Bexar County Democrats’ chair on the ‘very different approach’ the party took to help elect Gina Ortiz Jones

Though the races for San Antonio mayor and City Council were officially non-partisan, each of the runoff contests ended up taking sharply partisan shape.

SAN ANTONIO — When Bexar County Elections Chair Michele Carew was asked before the May election what she expected as far as turnout, she says her reply was between 13% and 15%. Due to a number of potential contributing factors that included Fiesta and an overwhelmingly long list of candidates on the headlining San Antonio mayoral race, the eventual number fell short of double-digits. 

Carew doubled down on her prediction for the June runoff election, when voters had clearer, two-candidate choices for mayor and the remaining City Council races. 

This time, the eventual turnout of 17% (not including a few dozen ballots that came back blank) blew it out of the water. 

But comparing turnouts from both elections isn’t so simple; the June runoff was only for the city, which means a smaller overall number to derive turnout from. This year, that amounted to a difference of nearly 416,000 votes between the Bexar County and San Antonio electorates. 

And, while the overall turnout in the June election hit 17%, the figure drops ever so slightly to 16.97% for the mayoral runoff between Gina Ortiz Jones and Rolando Pablos, evidently because a handful of voters decided only to weigh in on their council race. 

The most straightforward comparison would be to examine that 16.97% figure against past mayoral runoff elections past, of which there have only been five in San Antonio since 1999. This turnout for the 2025 runoff election for San Antonio’s top elected office is the highest since 2005, when the prolonged contest between Phil Hardberger and Julian Castro yielded an 18.8% turnout in that race. 

Hardberger won the mayoral seat for the first time in 2005. Castro would succeed him four years later. 

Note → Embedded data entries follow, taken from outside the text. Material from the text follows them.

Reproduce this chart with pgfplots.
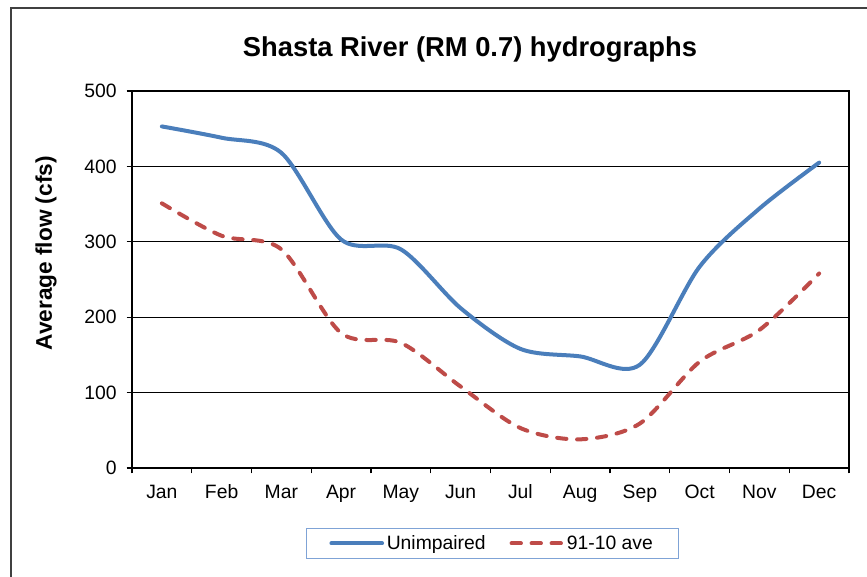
\documentclass[border=0pt]{standalone}
\usepackage{pgfplots}
\pgfplotsset{compat=1.18}
\usepackage{fontspec}
\setmainfont{Liberation Sans}
\definecolor{ublue}{HTML}{4A7EBB}
\definecolor{ured}{HTML}{BE4B48}
\definecolor{legbd}{HTML}{7FA3D6}
\begin{document}
\begin{tikzpicture}
\useasboundingbox (-99pt,-81.75pt) rectangle (551.25pt,351pt);
\draw[line width=0.8pt, black!75] (-90.75pt,-90pt) -- (-90.75pt,345pt) -- (560pt,345pt);
\begin{axis}[
  scale only axis,
  width=537.75pt, height=282.75pt,
  xmin=0.5, xmax=12.5, ymin=0, ymax=500,
  xtick={0.5,1.5,...,12.5},
  x tick label as interval,
  xticklabels={Jan,Feb,Mar,Apr,May,Jun,Jul,Aug,Sep,Oct,Nov,Dec},
  ytick={0,100,...,500},
  tick align=outside,
  major tick length=4pt,
  tick style={black, line width=0.8pt},
  axis line style={line width=0.8pt},
  xtick pos=bottom, ytick pos=left,
  ymajorgrids, grid style={black, line width=0.8pt},
  tick label style={font=\fontsize{14.5pt}{16pt}\selectfont},
  /pgf/number format/assume math mode=true,
  xticklabel style={yshift=-5pt},
  yticklabel style={xshift=-4pt},
  title={\fontsize{20.5pt}{24pt}\selectfont\bfseries Shasta River (RM 0.7) hydrographs},
  title style={at={(0.4714,1)}, anchor=center, yshift=25pt},
  legend columns=2,
  legend style={at={(0.5028,-0.2002)}, anchor=center, draw=legbd, line width=0.8pt,
    font=\fontsize{14.5pt}{16pt}\selectfont, inner xsep=17pt, inner ysep=3pt,
    /tikz/every even column/.append style={column sep=16pt}},
  legend image code/.code={\draw[#1, line width=3pt] (0pt,0pt) -- (38pt,0pt);},
  clip=false,
]
\addplot[ublue, line width=3pt, smooth, tension=0.5, line cap=round] coordinates {
 (1,453) (2,438) (3,418) (4,303) (5,290) (6,212) (7,158) (8,148) (9,137) (10,267) (11,344) (12,405)};
\addlegendentry{Unimpaired}
\addplot[ured, line width=3pt, smooth, tension=0.5, line cap=round, dash pattern=on 7pt off 8pt] coordinates {
 (1,351) (2,308) (3,290) (4,179) (5,166) (6,108) (7,53) (8,38) (9,59) (10,141) (11,183) (12,258)};
\addlegendentry{91-10 ave}
\draw[line width=1.6pt, black] (rel axis cs:0,1) -- (rel axis cs:0,0) -- (rel axis cs:1,0);
\end{axis}
\node[rotate=90, font=\fontsize{17pt}{19pt}\selectfont\bfseries] at (-64.5pt,161pt) {Average flow (cfs)};
\end{tikzpicture}
\end{document}
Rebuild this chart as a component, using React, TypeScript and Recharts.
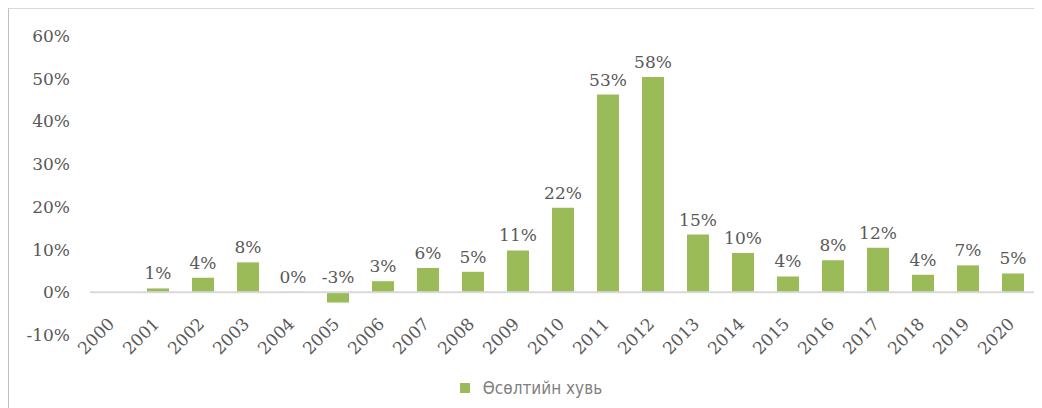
import { BarChart, Bar, XAxis, YAxis, ReferenceLine, Legend, LabelList } from 'recharts';

const YEARS = ['2000', '2001', '2002', '2003', '2004', '2005', '2006', '2007', '2008', '2009', '2010',
  '2011', '2012', '2013', '2014', '2015', '2016', '2017', '2018', '2019', '2020'];
// bar heights as drawn in the picture
const GROWTH = [0, 0.009, 0.034, 0.07, 0.001, -0.024, 0.026, 0.057, 0.048, 0.098, 0.198,
  0.463, 0.504, 0.135, 0.092, 0.037, 0.075, 0.104, 0.041, 0.063, 0.044];
// data labels as printed above the bars
const LABELS = ['', '1%', '4%', '8%', '0%', '-3%', '3%', '6%', '5%', '11%', '22%',
  '53%', '58%', '15%', '10%', '4%', '8%', '12%', '4%', '7%', '5%'];
const Y_TICKS = [-0.1, 0, 0.1, 0.2, 0.3, 0.4, 0.5, 0.6];

const data = YEARS.map((year, i) => ({ year, growth: GROWTH[i], label: LABELS[i] }));

const FONT = '"DejaVu Serif", serif';
const TEXT = '#595959';

const YearTick = (props: any) => {
  const { x, y, payload } = props;
  const tx = x + 3;
  const ty = y - 18;
  return (
    <text x={tx} y={ty} textAnchor="end" fill={TEXT} fontSize={17} fontFamily={FONT}
      transform={`rotate(-45, ${tx}, ${ty})`}>
      {payload.value}
    </text>
  );
};

const renderLabel = (props: any) => {
  const { x, y, width, height, value } = props;
  // above the bar top, or above the zero line for negative bars
  const top = height < 0 ? y + height : y;
  return (
    <text x={x + width / 2} y={top - 9} textAnchor="middle" fill={TEXT} fontSize={17} fontFamily={FONT}>
      {value}
    </text>
  );
};

const LegendBox = () => (
  <div style={{ height: 24, display: 'flex', justifyContent: 'center', alignItems: 'center', paddingLeft: 18,
    fontFamily: '"Liberation Sans Narrow", "DejaVu Sans Condensed", sans-serif', fontSize: 17, color: '#7f7f7f' }}>
    <span style={{ width: 10, height: 10, background: '#9bbb59', marginRight: 13 }} />
    <span>Өсөлтийн хувь</span>
  </div>
);

export default function App() {
  return (
    <div style={{ width: 1034, height: 400, borderTop: '1px solid #d9d9d9', borderLeft: '1px solid #bfbfbf', boxSizing: 'border-box' }}>
      <BarChart width={1033} height={399} data={data} barSize={22}
        margin={{ top: 27, right: 7, left: 0, bottom: 8 }}>
        <XAxis dataKey="year" axisLine={false} tickLine={false}
          height={41} interval={0} tick={<YearTick />} />
        <YAxis domain={[-0.1, 0.6]} ticks={Y_TICKS} axisLine={false} tickLine={false} width={81}
          tickMargin={14} tickFormatter={(v: number) => `${Math.round(v * 100)}%`}
          tick={{ fill: TEXT, fontSize: 17, fontFamily: FONT }} />
        <Bar dataKey="growth" fill="#9bbb59" isAnimationActive={false}>
          <LabelList dataKey="label" content={renderLabel} />
        </Bar>
        <ReferenceLine y={0} stroke="#d9d9d9" strokeWidth={2} />
        <Legend verticalAlign="bottom" content={<LegendBox />} />
      </BarChart>
    </div>
  );
}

The mayoral runoff elections that have unfolded since yielded turnouts between 13.1% and 15.4%. 

Bexar County Democrats Chair Michelle Lowe Solis is celebrating her party’s runoff victories – progressive candidates won four of the five races on the June ballot, including Jones’ mayoral triumph – while saying the work continues to get even more people to the polls during local elections. 

“We have to do better,” Lowe Solis told KENS 5 the week after the election. “And some of it is education, some of it is we’ve got to meet people where they’re at. But these local elections are extremely important. It (determines) what your streets look like, whether you have sidewalks or water. There’s just so many things that are involved… and the fact (offices) are now a four-year term made it even more important.”

Lowe Solis, a former Department of Defense employee who has led the Bexar County Democrats since November, said her office was involved primarily in get-out-the-vote campaigns leading up the May 3 election, when more than two dozen candidates were competing in a crowded mayor’s race.

When Jones, a former Air Force under secretary appointed by then-President Joe Biden, and Pablos, appointed to state positions by Republican Texas governors, emerged as the top two vote-getters over cybersecurities professional Beto Altamirano and four sitting City Council members, Lowe Solis says her team ramped up their efforts. 

That involved not only walking the block and picking up phones for Jones, but creating a series of videos to draw connections between Pablos and Gov. Greg Abbott. “Don’t Abbott My SA” is a refrain the Bexar County Democratic Party shared on its social media channels—a strategy that might’ve helped boost Jones in blue San Antonio. 

“We took a very different approach than we typically do, and that was really to make sure there was an understanding of who the candidates were on the other side,” Lowe Solis said. “I think that’s probably been more of a tactic that the Republicans take, but this go-round we wanted to make sure we were punching as well. So we did.”

Often on the campaign trail, Jones framed herself as someone who would safeguard San Antonio’s identity amid the state and federal governments’ policies on immigration, school vouchers and LGBTQ rights. Lowe Solis, citing recent school closure decisions, the size of San Antonio’s federal workforce and ICE detainment tactics, also believes that helped lift Jones over Pablos in the end. 

“These are real-life impacts to people and we need a mayor who understands that, and can fight for us, Lowe Solis said. “I think Gina is the right person to do that. And I think the people of San Antonio agreed.”